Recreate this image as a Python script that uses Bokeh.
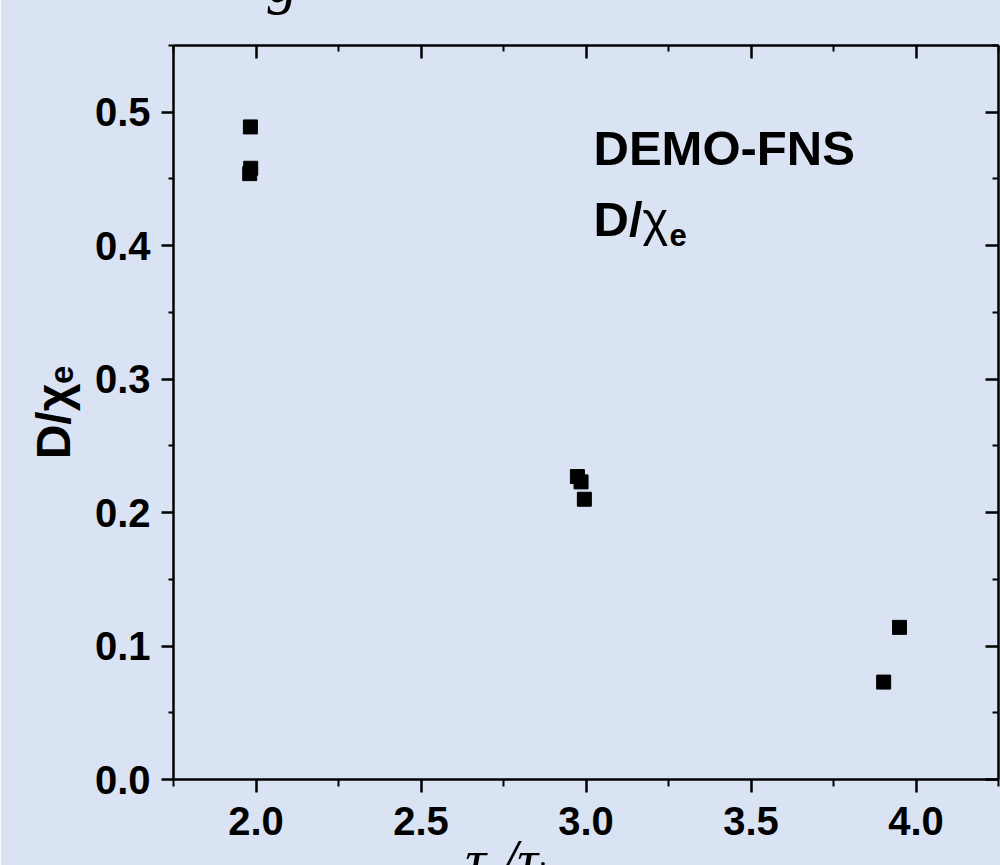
import math
from bokeh.plotting import figure
from bokeh.models import LinearAxis, FixedTicker, NumeralTickFormatter, Label, Range1d, ColumnDataSource, Title
from bokeh.embed import file_html
from bokeh.resources import INLINE

# ---- data ----
tau_ratio = [1.983, 1.984, 1.981, 2.974, 2.985, 2.995, 3.950, 3.902]
d_over_chi = [0.489, 0.458, 0.454, 0.227, 0.223, 0.210, 0.114, 0.073]

x_major = [2.0, 2.5, 3.0, 3.5, 4.0]
x_minor = [1.75, 2.25, 2.75, 3.25, 3.75, 4.25]
y_major = [0.0, 0.1, 0.2, 0.3, 0.4, 0.5]
y_minor = [0.05, 0.15, 0.25, 0.35, 0.45, 0.55]

BG = "#dae3f3"
FONT = "Liberation Sans"
SERIF = "Liberation Serif"

X0, X1 = 1.75, 4.25
Y0, Y1 = 0.0, 0.55
FL, FR, FT, FB = 173, 998, 45, 779  # frame in window pixels
HID_TOP, HID_BOT = 110, 60          # parts of the figure kept outside the window

W, H = 1000, 865


def px2x(px):
    return X0 + (px - FL) * (X1 - X0) / (FR - FL)


def py2y(py):
    return Y0 + (FB - py) * (Y1 - Y0) / (FB - FT)


p = figure(width=W, height=H + HID_TOP + HID_BOT, output_backend="svg", toolbar_location=None,
           x_range=Range1d(X0, X1), y_range=Range1d(Y0, Y1),
           min_border_left=FL, min_border_right=W - FR,
           min_border_top=FT + HID_TOP, min_border_bottom=H - FB + HID_BOT,
           background_fill_color=BG, border_fill_color=BG,
           outline_line_color=None,
           styles={"margin-top": f"-{HID_TOP}px", "margin-bottom": f"-{HID_BOT}px"})
p.grid.visible = False

xt = FixedTicker(ticks=x_major, minor_ticks=x_minor)
yt = FixedTicker(ticks=y_major, minor_ticks=y_minor)


def style(ax, labels=True, tin=0, tout=0, min_in=0, min_out=0):
    ax.axis_line_color = "black"
    ax.axis_line_width = 2.5
    ax.major_tick_line_color = "black"
    ax.major_tick_line_width = 2.5
    ax.minor_tick_line_color = "black"
    ax.minor_tick_line_width = 2
    ax.major_tick_in = tin
    ax.major_tick_out = tout
    ax.minor_tick_in = min_in
    ax.minor_tick_out = min_out
    ax.major_label_text_font = FONT
    ax.major_label_text_font_style = "bold"
    ax.major_label_text_color = "black"
    if labels:
        ax.major_label_text_font_size = "40px"
    else:
        ax.major_label_text_font_size = "0px"
        ax.major_label_standoff = 0


xa = p.xaxis[0]
xa.ticker = xt
xa.formatter = NumeralTickFormatter(format="0.0")
style(xa, True, 0, 13, 0, 7)
xa.major_label_standoff = 14
xa.axis_label = "τₑ/τᵢ" + "\u00a0" * 11
xa.axis_label_text_font = SERIF
xa.axis_label_text_font_style = "italic"
xa.axis_label_text_font_size = "58px"
xa.axis_label_text_color = "black"
xa.axis_label_standoff = -11

ya = p.yaxis[0]
ya.ticker = yt
ya.formatter = NumeralTickFormatter(format="0.0")
style(ya, True, 0, 12, 0, 5)
ya.major_label_standoff = 11
ya.axis_label = "D/χₑ"
ya.axis_label_text_font = FONT
ya.axis_label_text_font_style = "bold"
ya.axis_label_text_font_size = "48px"
ya.axis_label_text_color = "black"
ya.axis_label_standoff = 12

top = LinearAxis(ticker=FixedTicker(ticks=x_major, minor_ticks=x_minor))
style(top, False, 13, 0, 6, 0)
p.add_layout(top, "above")

right = LinearAxis(ticker=FixedTicker(ticks=y_major, minor_ticks=y_minor))
style(right, False, 13, 0, 6, 0)
p.add_layout(right, "right")

# title of the original figure, only its lowest part shows at the top edge
p.add_layout(Title(text="g", align="left", offset=94, standoff=62,
                   text_font=SERIF, text_font_style="italic",
                   text_font_size="60px", text_color="black"), "above")

src = ColumnDataSource(dict(x=tau_ratio, y=d_over_chi))
p.scatter("x", "y", source=src, marker="square", size=14,
          fill_color="black", line_color="black")


def lab(text, px, py, size, font=FONT, style_="bold"):
    p.add_layout(Label(x=px2x(px), y=py2y(py), text=text, text_font=font,
                       text_font_size=f"{size}px", text_font_style=style_,
                       text_color="black", text_baseline="alphabetic",
                       text_align="left"))


# inner annotation
lab("DEMO-FNS", 593, 147, 49)
lab("D/", 593, 218, 49)
lab("χ", 642, 218, 49, style_="normal")
lab("e", 669, 234, 31)

open("out.html", "w").write(file_html(p, INLINE))
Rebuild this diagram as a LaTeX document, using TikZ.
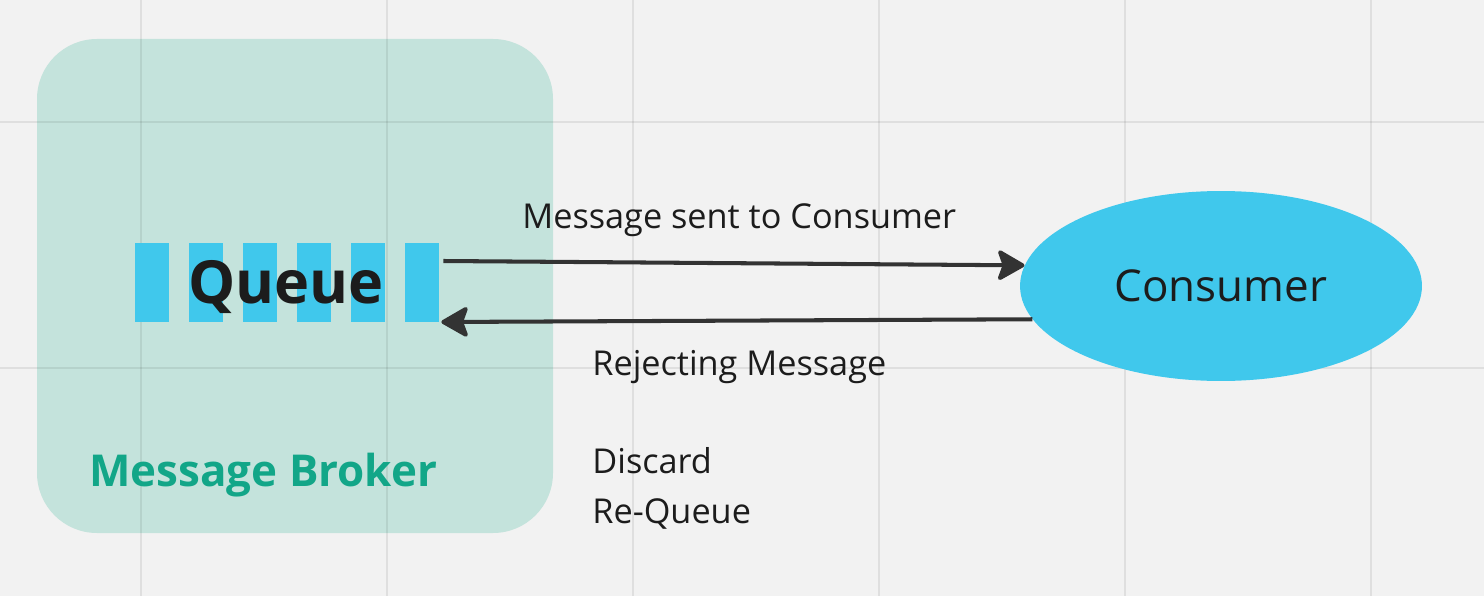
\documentclass[tikz,border=0pt]{standalone}
\usepackage{fontspec}
\setmainfont{Open Sans}
\usepackage{tikz}
\usetikzlibrary{arrows.meta,positioning,shapes.geometric}
\definecolor{canvas}{HTML}{F2F2F2}
\definecolor{brokerfill}{HTML}{C4E3DC}
\definecolor{brokertext}{HTML}{12A688}
\definecolor{queueblue}{HTML}{40C8EC}
\definecolor{inkdark}{HTML}{333333}
\definecolor{textdark}{HTML}{1C1C1C}
\tikzset{
		x=0.02cm, y=0.02cm,
		gridline/.style={black, opacity=0.075, line width=1.1pt},
		brokerbox/.style={fill=brokerfill, rounded corners=1.2cm},
		queuebar/.style={fill=queueblue},
		consumernode/.style={
			ellipse,
			fill=queueblue,
			minimum width=8.04cm,
			minimum height=3.8cm,
			font=\fontsize{25}{30}\selectfont,
			text=textdark},
		flow/.style={draw=inkdark, line width=2.3pt,
			-{Stealth[length=0.6cm, width=0.68cm, inset=0.12cm, round]}},
		lbl/.style={font=\fontsize{19.5}{24}\selectfont, text=textdark, inner sep=0pt},
	}
\begin{document}
\begin{tikzpicture}
	\fill[canvas] (0,0) rectangle (1484,596);
	\useasboundingbox (0,0) rectangle (1484,596);
	
	%% broker
	\fill[brokerbox] (37,63) rectangle (553,557);
	
	%% grid
	\foreach \gx in {141,387,633,879,1125,1371}
		\draw[gridline] (\gx,0) -- (\gx,596);
	\foreach \gy in {228,474}
		\draw[gridline] (0,\gy) -- (1484,\gy);
	
	%% queue
	\node[minimum width=6.08cm, minimum height=1.58cm, inner sep=0pt] (queue) at (287,313.5) {};
	\foreach \i in {0,...,5}
		\fill[queuebar] (135+54*\i,274) rectangle (169+54*\i,353);
	\node[anchor=base, font=\fontsize{33.8}{38}\selectfont\bfseries, text=textdark] (queuelbl) at (286,293) {Queue};
	\node[anchor=base west, font=\fontsize{25}{30}\selectfont\bfseries, text=brokertext, inner sep=0pt] (brokerlbl) at (89,110) {Message Broker};
	
	%% consumer
	\node[consumernode] (consumer) at (1221,310) {Consumer};
	
	%% messages
	\draw[flow] ([xshift=0.08cm, yshift=0.43cm]queue.east) -- (consumer.174);
	\draw[flow] (consumer.190) -- ([xshift=0.04cm, yshift=-0.79cm]queue.east);
	
	\node[lbl, anchor=base west] (sentlbl) at (522,368) {Message sent to Consumer};
	\node[lbl, anchor=base west] (rejectlbl) at (592,221) {Rejecting Message};
	\node[lbl, anchor=base west] (discardlbl) at (592,123) {Discard};
	\node[lbl, anchor=base west] (requeuelbl) at (592,73) {Re-Queue};
\end{tikzpicture}
\end{document}
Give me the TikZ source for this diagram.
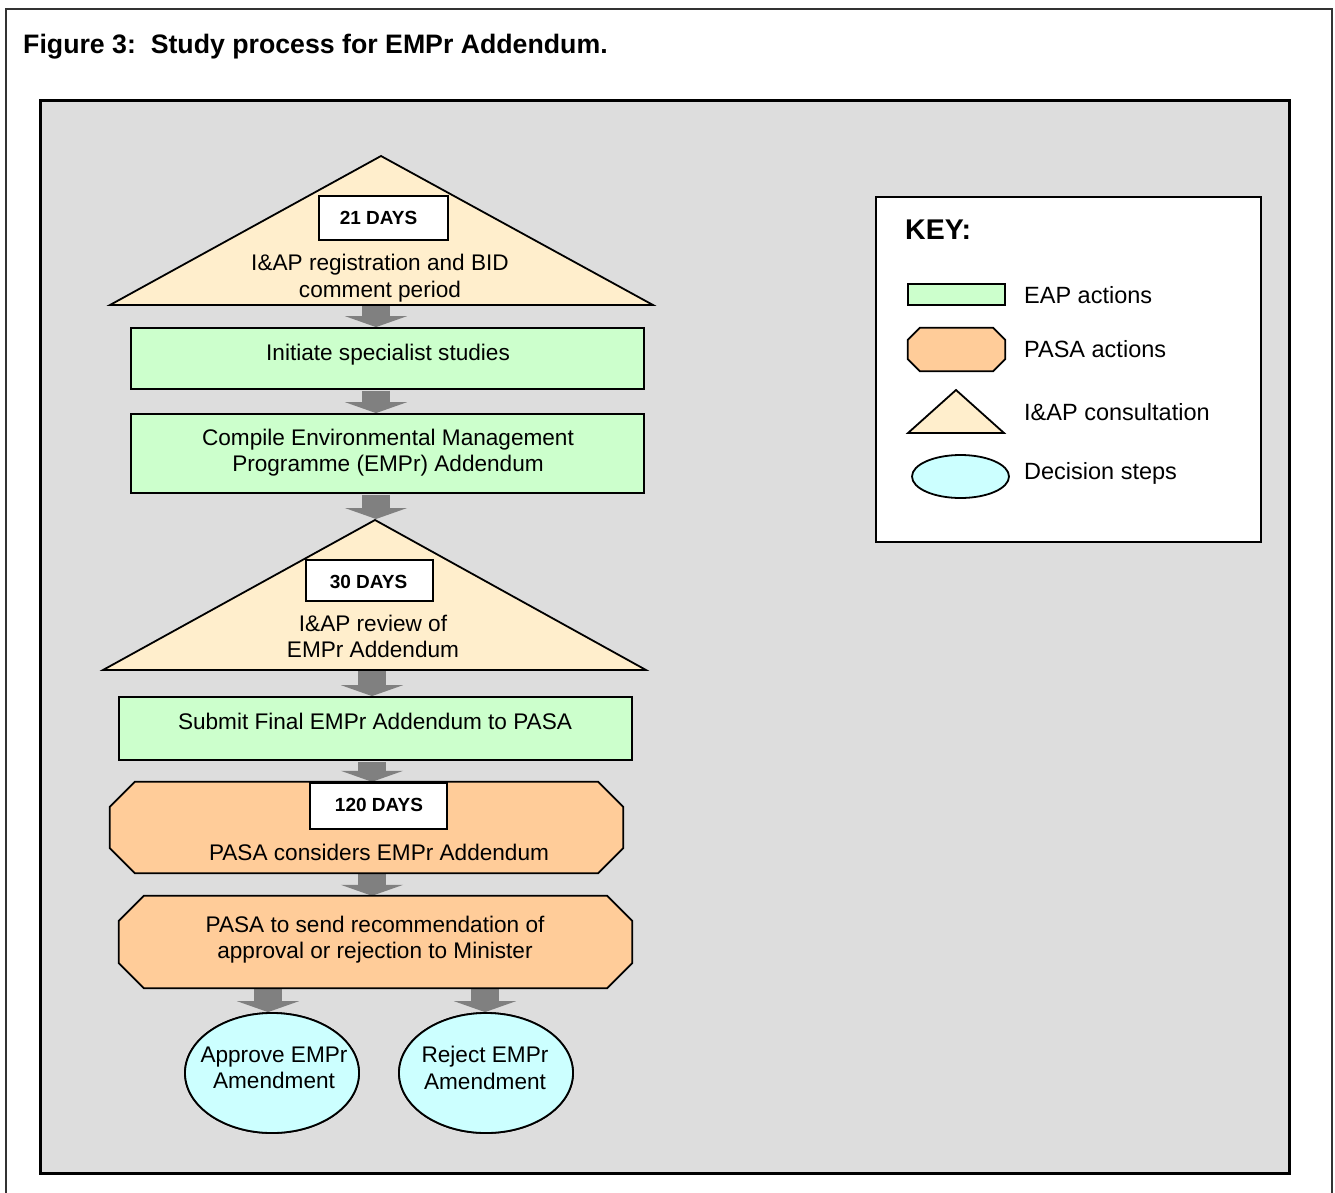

______

Every line above should be returned word for word, with the pictures left behind.

Recreate this image as a Python script that uses Bokeh.
import math
from bokeh.plotting import figure
from bokeh.models import LinearAxis, FixedTicker, NumeralTickFormatter, Label, Range1d, ColumnDataSource, Title
from bokeh.embed import file_html
from bokeh.resources import INLINE

# ---- data ----
tau_ratio = [1.983, 1.984, 1.981, 2.974, 2.985, 2.995, 3.950, 3.902]
d_over_chi = [0.489, 0.458, 0.454, 0.227, 0.223, 0.210, 0.114, 0.073]

x_major = [2.0, 2.5, 3.0, 3.5, 4.0]
x_minor = [1.75, 2.25, 2.75, 3.25, 3.75, 4.25]
y_major = [0.0, 0.1, 0.2, 0.3, 0.4, 0.5]
y_minor = [0.05, 0.15, 0.25, 0.35, 0.45, 0.55]

BG = "#dae3f3"
FONT = "Liberation Sans"
SERIF = "Liberation Serif"

X0, X1 = 1.75, 4.25
Y0, Y1 = 0.0, 0.55
FL, FR, FT, FB = 173, 998, 45, 779  # frame in window pixels
HID_TOP, HID_BOT = 110, 60          # parts of the figure kept outside the window

W, H = 1000, 865


def px2x(px):
    return X0 + (px - FL) * (X1 - X0) / (FR - FL)


def py2y(py):
    return Y0 + (FB - py) * (Y1 - Y0) / (FB - FT)


p = figure(width=W, height=H + HID_TOP + HID_BOT, output_backend="svg", toolbar_location=None,
           x_range=Range1d(X0, X1), y_range=Range1d(Y0, Y1),
           min_border_left=FL, min_border_right=W - FR,
           min_border_top=FT + HID_TOP, min_border_bottom=H - FB + HID_BOT,
           background_fill_color=BG, border_fill_color=BG,
           outline_line_color=None,
           styles={"margin-top": f"-{HID_TOP}px", "margin-bottom": f"-{HID_BOT}px"})
p.grid.visible = False

xt = FixedTicker(ticks=x_major, minor_ticks=x_minor)
yt = FixedTicker(ticks=y_major, minor_ticks=y_minor)


def style(ax, labels=True, tin=0, tout=0, min_in=0, min_out=0):
    ax.axis_line_color = "black"
    ax.axis_line_width = 2.5
    ax.major_tick_line_color = "black"
    ax.major_tick_line_width = 2.5
    ax.minor_tick_line_color = "black"
    ax.minor_tick_line_width = 2
    ax.major_tick_in = tin
    ax.major_tick_out = tout
    ax.minor_tick_in = min_in
    ax.minor_tick_out = min_out
    ax.major_label_text_font = FONT
    ax.major_label_text_font_style = "bold"
    ax.major_label_text_color = "black"
    if labels:
        ax.major_label_text_font_size = "40px"
    else:
        ax.major_label_text_font_size = "0px"
        ax.major_label_standoff = 0


xa = p.xaxis[0]
xa.ticker = xt
xa.formatter = NumeralTickFormatter(format="0.0")
style(xa, True, 0, 13, 0, 7)
xa.major_label_standoff = 14
xa.axis_label = "τₑ/τᵢ" + "\u00a0" * 11
xa.axis_label_text_font = SERIF
xa.axis_label_text_font_style = "italic"
xa.axis_label_text_font_size = "58px"
xa.axis_label_text_color = "black"
xa.axis_label_standoff = -11

ya = p.yaxis[0]
ya.ticker = yt
ya.formatter = NumeralTickFormatter(format="0.0")
style(ya, True, 0, 12, 0, 5)
ya.major_label_standoff = 11
ya.axis_label = "D/χₑ"
ya.axis_label_text_font = FONT
ya.axis_label_text_font_style = "bold"
ya.axis_label_text_font_size = "48px"
ya.axis_label_text_color = "black"
ya.axis_label_standoff = 12

top = LinearAxis(ticker=FixedTicker(ticks=x_major, minor_ticks=x_minor))
style(top, False, 13, 0, 6, 0)
p.add_layout(top, "above")

right = LinearAxis(ticker=FixedTicker(ticks=y_major, minor_ticks=y_minor))
style(right, False, 13, 0, 6, 0)
p.add_layout(right, "right")

# title of the original figure, only its lowest part shows at the top edge
p.add_layout(Title(text="g", align="left", offset=94, standoff=62,
                   text_font=SERIF, text_font_style="italic",
                   text_font_size="60px", text_color="black"), "above")

src = ColumnDataSource(dict(x=tau_ratio, y=d_over_chi))
p.scatter("x", "y", source=src, marker="square", size=14,
          fill_color="black", line_color="black")


def lab(text, px, py, size, font=FONT, style_="bold"):
    p.add_layout(Label(x=px2x(px), y=py2y(py), text=text, text_font=font,
                       text_font_size=f"{size}px", text_font_style=style_,
                       text_color="black", text_baseline="alphabetic",
                       text_align="left"))


# inner annotation
lab("DEMO-FNS", 593, 147, 49)
lab("D/", 593, 218, 49)
lab("χ", 642, 218, 49, style_="normal")
lab("e", 669, 234, 31)

open("out.html", "w").write(file_html(p, INLINE))
Rebuild this diagram as a LaTeX document, using TikZ.
\documentclass[tikz,border=0pt]{standalone}
\usepackage{fontspec}
\setmainfont{Open Sans}
\usepackage{tikz}
\usetikzlibrary{arrows.meta,positioning,shapes.geometric}
\definecolor{canvas}{HTML}{F2F2F2}
\definecolor{brokerfill}{HTML}{C4E3DC}
\definecolor{brokertext}{HTML}{12A688}
\definecolor{queueblue}{HTML}{40C8EC}
\definecolor{inkdark}{HTML}{333333}
\definecolor{textdark}{HTML}{1C1C1C}
\tikzset{
		x=0.02cm, y=0.02cm,
		gridline/.style={black, opacity=0.075, line width=1.1pt},
		brokerbox/.style={fill=brokerfill, rounded corners=1.2cm},
		queuebar/.style={fill=queueblue},
		consumernode/.style={
			ellipse,
			fill=queueblue,
			minimum width=8.04cm,
			minimum height=3.8cm,
			font=\fontsize{25}{30}\selectfont,
			text=textdark},
		flow/.style={draw=inkdark, line width=2.3pt,
			-{Stealth[length=0.6cm, width=0.68cm, inset=0.12cm, round]}},
		lbl/.style={font=\fontsize{19.5}{24}\selectfont, text=textdark, inner sep=0pt},
	}
\begin{document}
\begin{tikzpicture}
	\fill[canvas] (0,0) rectangle (1484,596);
	\useasboundingbox (0,0) rectangle (1484,596);
	
	%% broker
	\fill[brokerbox] (37,63) rectangle (553,557);
	
	%% grid
	\foreach \gx in {141,387,633,879,1125,1371}
		\draw[gridline] (\gx,0) -- (\gx,596);
	\foreach \gy in {228,474}
		\draw[gridline] (0,\gy) -- (1484,\gy);
	
	%% queue
	\node[minimum width=6.08cm, minimum height=1.58cm, inner sep=0pt] (queue) at (287,313.5) {};
	\foreach \i in {0,...,5}
		\fill[queuebar] (135+54*\i,274) rectangle (169+54*\i,353);
	\node[anchor=base, font=\fontsize{33.8}{38}\selectfont\bfseries, text=textdark] (queuelbl) at (286,293) {Queue};
	\node[anchor=base west, font=\fontsize{25}{30}\selectfont\bfseries, text=brokertext, inner sep=0pt] (brokerlbl) at (89,110) {Message Broker};
	
	%% consumer
	\node[consumernode] (consumer) at (1221,310) {Consumer};
	
	%% messages
	\draw[flow] ([xshift=0.08cm, yshift=0.43cm]queue.east) -- (consumer.174);
	\draw[flow] (consumer.190) -- ([xshift=0.04cm, yshift=-0.79cm]queue.east);
	
	\node[lbl, anchor=base west] (sentlbl) at (522,368) {Message sent to Consumer};
	\node[lbl, anchor=base west] (rejectlbl) at (592,221) {Rejecting Message};
	\node[lbl, anchor=base west] (discardlbl) at (592,123) {Discard};
	\node[lbl, anchor=base west] (requeuelbl) at (592,73) {Re-Queue};
\end{tikzpicture}
\end{document}
Give me the TikZ source for this diagram.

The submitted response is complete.